## Material provided
╭──
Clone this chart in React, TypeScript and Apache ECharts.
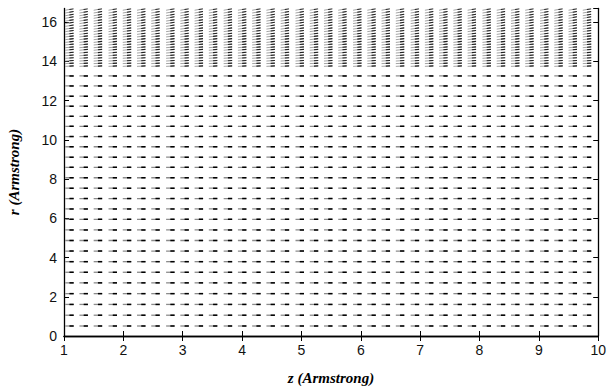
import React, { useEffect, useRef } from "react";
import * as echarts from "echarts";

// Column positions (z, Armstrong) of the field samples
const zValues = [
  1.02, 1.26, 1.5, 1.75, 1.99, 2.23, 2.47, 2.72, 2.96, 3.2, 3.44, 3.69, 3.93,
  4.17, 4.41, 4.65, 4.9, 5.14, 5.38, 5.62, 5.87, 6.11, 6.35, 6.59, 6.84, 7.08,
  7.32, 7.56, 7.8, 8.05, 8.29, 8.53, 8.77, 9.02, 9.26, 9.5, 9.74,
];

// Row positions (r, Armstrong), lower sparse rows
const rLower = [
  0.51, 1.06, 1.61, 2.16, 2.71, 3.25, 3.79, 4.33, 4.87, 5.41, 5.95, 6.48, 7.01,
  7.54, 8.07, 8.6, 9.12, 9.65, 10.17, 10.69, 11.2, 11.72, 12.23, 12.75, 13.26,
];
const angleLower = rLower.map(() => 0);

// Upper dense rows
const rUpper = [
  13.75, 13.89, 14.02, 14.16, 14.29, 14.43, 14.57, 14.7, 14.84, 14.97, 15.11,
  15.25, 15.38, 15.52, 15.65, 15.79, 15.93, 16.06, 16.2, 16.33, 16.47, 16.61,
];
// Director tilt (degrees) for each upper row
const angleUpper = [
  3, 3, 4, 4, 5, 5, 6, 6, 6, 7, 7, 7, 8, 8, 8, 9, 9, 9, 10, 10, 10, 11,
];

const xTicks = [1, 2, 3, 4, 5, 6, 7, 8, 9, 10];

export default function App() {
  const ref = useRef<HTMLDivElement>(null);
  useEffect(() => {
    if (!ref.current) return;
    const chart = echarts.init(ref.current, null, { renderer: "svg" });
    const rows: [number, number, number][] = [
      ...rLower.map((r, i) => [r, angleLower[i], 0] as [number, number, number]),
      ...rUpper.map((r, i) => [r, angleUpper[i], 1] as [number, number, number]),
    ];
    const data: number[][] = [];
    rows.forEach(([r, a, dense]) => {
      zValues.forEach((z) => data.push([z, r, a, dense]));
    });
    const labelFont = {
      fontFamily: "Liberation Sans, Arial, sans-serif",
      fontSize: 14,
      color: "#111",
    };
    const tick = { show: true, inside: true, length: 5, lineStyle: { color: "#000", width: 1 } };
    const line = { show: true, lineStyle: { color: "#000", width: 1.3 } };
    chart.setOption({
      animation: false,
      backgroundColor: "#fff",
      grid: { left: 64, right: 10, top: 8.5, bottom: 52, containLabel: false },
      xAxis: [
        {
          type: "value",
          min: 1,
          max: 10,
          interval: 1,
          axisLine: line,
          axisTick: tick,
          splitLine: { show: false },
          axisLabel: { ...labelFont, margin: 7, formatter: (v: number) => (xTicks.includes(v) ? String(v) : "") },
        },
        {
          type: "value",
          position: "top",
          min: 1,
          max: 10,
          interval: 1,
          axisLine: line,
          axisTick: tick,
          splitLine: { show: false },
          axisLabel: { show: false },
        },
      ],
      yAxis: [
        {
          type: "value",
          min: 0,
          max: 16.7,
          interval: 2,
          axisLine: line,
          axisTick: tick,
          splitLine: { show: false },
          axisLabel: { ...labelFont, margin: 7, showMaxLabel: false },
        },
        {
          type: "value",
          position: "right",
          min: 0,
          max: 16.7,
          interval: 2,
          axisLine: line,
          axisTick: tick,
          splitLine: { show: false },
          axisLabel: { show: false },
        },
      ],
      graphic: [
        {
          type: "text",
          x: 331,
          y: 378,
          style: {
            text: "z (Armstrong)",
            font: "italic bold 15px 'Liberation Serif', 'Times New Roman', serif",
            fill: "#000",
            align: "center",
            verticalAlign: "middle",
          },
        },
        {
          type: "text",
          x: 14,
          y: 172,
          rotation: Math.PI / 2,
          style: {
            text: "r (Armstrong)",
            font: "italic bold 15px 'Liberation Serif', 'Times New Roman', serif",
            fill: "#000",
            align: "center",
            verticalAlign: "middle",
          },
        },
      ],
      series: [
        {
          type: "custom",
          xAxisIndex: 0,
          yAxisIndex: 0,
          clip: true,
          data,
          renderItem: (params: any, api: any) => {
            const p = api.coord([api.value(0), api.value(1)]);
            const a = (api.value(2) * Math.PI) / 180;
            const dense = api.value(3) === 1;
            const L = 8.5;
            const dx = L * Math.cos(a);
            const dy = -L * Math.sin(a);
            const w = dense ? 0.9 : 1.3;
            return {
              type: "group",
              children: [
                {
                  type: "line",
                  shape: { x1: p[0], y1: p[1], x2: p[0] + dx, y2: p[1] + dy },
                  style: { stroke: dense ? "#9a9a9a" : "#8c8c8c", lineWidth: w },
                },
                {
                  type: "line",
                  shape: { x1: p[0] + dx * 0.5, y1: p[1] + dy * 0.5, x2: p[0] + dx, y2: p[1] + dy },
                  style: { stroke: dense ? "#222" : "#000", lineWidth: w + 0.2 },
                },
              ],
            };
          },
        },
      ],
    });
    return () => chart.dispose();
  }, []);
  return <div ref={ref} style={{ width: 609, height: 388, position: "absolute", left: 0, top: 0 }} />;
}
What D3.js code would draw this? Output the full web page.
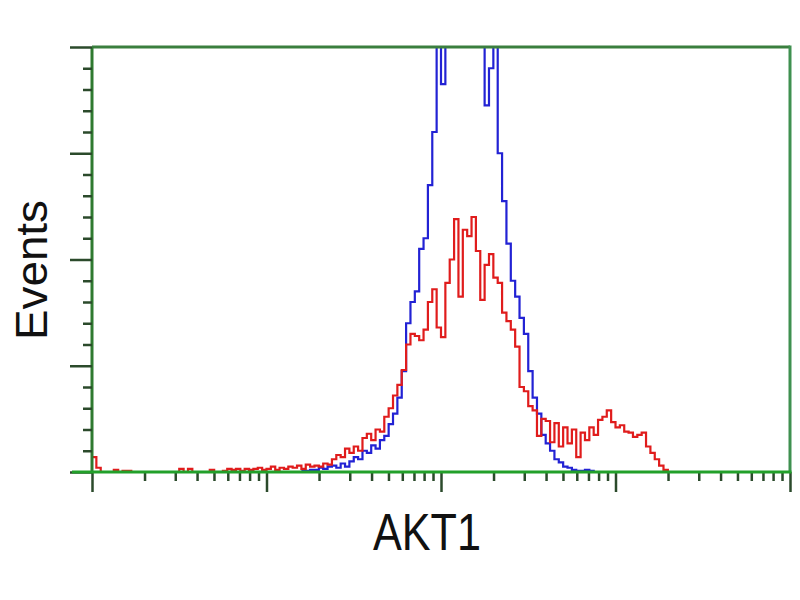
╰──
## What the exercise asks
Using the records above, list each line that includes "this".

## Response to the exercise
Clone this chart in React, TypeScript and Apache ECharts.
What D3.js code would draw this? Output the full web page.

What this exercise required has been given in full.